GIVEN REQUEST> Find the lines containing the word "with" and copy every one of them.

— START OF DATA —

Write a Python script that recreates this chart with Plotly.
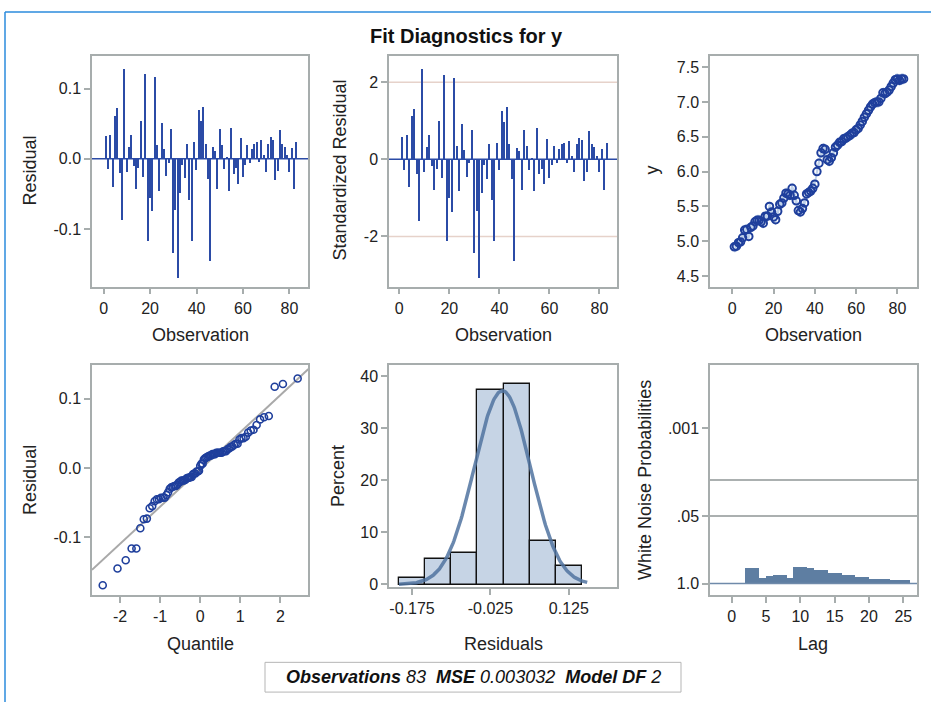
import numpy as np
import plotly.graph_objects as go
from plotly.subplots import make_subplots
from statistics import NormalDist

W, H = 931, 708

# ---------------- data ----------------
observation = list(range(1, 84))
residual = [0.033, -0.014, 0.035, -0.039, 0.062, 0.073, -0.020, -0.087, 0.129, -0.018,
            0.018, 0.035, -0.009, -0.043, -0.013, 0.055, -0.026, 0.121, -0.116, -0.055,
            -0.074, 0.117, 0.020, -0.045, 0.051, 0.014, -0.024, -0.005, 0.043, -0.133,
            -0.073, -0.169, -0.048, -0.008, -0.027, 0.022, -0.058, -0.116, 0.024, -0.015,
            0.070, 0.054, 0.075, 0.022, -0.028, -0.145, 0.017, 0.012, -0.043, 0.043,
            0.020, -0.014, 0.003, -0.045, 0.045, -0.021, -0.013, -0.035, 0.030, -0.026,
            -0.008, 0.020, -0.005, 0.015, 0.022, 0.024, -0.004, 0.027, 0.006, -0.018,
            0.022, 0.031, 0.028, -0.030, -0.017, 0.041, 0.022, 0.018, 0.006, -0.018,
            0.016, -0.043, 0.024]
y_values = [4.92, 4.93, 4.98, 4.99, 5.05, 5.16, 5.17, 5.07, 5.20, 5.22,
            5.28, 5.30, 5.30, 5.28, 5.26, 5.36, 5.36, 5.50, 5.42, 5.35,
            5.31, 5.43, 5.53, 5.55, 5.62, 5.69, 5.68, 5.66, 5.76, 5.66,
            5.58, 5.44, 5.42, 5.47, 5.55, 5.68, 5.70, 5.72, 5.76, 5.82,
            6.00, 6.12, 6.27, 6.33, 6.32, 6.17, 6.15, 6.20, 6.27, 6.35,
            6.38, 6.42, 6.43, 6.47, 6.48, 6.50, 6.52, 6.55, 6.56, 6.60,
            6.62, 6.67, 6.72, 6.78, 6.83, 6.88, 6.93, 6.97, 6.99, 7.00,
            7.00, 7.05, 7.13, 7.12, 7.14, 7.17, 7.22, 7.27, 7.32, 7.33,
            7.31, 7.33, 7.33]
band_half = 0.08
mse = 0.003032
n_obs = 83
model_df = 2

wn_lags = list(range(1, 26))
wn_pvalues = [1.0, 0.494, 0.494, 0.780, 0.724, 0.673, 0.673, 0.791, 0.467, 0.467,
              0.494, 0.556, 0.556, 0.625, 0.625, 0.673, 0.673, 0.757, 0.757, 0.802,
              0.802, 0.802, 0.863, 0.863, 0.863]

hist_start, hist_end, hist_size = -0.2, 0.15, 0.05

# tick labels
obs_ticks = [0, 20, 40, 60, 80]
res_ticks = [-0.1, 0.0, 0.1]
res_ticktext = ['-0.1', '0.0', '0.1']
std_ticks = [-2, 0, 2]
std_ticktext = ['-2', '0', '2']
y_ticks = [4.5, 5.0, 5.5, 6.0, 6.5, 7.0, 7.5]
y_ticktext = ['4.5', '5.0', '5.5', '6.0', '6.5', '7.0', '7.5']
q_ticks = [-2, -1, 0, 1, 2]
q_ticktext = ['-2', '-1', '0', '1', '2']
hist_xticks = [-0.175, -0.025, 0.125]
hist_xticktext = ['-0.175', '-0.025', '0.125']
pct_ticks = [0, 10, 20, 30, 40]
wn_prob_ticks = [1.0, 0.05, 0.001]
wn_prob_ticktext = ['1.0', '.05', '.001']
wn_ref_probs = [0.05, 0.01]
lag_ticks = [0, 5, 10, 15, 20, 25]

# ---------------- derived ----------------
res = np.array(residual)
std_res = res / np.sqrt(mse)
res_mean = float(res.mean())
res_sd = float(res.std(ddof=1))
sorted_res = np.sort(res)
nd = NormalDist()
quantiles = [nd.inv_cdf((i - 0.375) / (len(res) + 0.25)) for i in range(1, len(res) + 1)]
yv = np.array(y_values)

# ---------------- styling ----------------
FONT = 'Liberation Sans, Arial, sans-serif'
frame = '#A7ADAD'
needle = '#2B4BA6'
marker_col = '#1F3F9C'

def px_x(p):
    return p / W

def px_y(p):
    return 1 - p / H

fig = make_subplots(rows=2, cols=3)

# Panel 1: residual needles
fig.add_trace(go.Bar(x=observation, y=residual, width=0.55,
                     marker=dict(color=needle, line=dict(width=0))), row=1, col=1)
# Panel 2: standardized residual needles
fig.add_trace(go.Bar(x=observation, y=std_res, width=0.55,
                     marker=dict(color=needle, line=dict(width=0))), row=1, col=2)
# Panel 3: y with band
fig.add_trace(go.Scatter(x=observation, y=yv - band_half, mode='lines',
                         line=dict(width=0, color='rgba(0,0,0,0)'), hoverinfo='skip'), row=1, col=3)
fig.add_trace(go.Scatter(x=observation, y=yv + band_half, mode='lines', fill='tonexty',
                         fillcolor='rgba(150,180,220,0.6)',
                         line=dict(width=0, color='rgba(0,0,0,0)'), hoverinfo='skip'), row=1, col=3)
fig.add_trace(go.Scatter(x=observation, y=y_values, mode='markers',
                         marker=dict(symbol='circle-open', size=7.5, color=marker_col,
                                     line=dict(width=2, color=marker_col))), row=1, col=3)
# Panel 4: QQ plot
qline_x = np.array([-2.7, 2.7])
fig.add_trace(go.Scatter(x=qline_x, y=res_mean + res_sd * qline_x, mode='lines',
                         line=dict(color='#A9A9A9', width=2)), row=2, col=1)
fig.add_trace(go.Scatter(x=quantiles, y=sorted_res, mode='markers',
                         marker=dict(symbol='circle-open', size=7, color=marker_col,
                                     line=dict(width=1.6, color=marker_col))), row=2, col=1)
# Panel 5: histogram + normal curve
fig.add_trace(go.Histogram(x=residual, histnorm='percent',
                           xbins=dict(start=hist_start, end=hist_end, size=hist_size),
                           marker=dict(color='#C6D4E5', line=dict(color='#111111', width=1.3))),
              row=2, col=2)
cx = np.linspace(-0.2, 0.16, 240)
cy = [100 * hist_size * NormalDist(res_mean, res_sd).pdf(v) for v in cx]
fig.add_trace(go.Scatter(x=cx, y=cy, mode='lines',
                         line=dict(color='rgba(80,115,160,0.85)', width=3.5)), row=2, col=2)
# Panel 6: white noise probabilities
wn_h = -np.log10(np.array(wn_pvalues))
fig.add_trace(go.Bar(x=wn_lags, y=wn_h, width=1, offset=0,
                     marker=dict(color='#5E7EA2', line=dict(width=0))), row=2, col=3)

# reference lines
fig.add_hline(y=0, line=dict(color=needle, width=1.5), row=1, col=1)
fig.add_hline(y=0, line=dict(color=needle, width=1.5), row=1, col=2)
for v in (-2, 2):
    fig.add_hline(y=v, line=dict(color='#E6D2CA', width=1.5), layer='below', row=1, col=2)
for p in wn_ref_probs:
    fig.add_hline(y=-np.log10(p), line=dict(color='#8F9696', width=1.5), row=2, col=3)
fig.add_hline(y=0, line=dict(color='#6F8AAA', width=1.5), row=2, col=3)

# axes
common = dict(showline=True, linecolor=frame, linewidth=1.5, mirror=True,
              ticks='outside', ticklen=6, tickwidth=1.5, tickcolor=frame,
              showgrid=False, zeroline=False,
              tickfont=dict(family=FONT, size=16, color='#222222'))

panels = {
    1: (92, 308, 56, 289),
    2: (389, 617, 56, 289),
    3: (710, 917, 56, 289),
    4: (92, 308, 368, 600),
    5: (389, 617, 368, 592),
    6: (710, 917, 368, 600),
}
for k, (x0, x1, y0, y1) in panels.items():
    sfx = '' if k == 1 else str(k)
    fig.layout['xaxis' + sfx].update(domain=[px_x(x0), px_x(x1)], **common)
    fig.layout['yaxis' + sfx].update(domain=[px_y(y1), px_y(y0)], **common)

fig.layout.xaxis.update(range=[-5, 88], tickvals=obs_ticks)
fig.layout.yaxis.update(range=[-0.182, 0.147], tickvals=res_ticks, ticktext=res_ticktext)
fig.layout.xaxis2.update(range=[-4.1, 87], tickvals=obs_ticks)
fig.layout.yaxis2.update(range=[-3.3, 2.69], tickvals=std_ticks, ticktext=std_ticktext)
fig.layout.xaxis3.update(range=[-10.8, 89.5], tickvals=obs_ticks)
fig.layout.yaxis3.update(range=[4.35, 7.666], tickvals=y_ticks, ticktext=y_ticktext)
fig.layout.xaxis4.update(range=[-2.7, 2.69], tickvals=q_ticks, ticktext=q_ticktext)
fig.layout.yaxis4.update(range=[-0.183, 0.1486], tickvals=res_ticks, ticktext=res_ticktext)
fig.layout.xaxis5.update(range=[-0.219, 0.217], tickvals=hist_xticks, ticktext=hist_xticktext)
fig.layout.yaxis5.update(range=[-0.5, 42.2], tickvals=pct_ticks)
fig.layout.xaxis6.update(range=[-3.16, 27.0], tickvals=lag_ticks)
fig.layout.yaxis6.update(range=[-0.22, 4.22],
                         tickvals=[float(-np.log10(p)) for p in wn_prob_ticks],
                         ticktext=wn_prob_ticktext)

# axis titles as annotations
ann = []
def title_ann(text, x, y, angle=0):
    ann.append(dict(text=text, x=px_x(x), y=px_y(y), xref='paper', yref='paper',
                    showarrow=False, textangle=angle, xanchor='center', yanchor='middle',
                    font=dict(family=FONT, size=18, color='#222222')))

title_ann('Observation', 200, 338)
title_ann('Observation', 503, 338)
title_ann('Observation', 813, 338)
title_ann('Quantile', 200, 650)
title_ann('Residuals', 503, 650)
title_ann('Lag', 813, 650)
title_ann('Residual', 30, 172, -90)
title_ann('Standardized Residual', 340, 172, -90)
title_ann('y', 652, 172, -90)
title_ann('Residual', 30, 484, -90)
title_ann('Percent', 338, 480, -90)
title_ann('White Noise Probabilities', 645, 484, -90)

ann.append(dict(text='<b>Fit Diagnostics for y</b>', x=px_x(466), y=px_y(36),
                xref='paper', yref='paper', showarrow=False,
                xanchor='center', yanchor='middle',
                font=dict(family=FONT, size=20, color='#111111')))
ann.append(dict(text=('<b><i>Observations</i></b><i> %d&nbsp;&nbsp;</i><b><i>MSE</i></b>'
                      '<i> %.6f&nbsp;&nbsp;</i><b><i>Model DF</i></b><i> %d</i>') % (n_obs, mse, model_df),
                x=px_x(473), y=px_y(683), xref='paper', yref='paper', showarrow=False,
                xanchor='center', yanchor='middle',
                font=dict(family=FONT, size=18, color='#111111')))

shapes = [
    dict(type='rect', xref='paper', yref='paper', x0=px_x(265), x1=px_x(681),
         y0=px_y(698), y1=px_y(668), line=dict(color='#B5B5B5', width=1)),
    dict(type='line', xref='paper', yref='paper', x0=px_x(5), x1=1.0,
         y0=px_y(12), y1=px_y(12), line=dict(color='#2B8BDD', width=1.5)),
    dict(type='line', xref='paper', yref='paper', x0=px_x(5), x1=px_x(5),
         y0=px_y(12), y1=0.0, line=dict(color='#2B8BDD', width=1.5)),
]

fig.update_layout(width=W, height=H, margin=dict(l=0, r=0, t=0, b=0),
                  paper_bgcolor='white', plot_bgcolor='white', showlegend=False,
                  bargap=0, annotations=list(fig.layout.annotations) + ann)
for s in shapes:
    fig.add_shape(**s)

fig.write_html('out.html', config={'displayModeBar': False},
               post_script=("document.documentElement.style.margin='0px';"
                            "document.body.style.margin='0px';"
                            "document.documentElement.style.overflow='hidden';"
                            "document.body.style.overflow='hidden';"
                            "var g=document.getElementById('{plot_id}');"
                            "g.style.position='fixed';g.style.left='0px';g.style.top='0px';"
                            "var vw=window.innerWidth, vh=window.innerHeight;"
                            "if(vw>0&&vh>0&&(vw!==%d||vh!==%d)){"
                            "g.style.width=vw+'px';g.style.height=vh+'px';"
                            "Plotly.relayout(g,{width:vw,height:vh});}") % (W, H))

— END OF DATA —

CORRECT RESPONSE>
Write a Python script that recreates this chart with Plotly.
# Panel 3: y with band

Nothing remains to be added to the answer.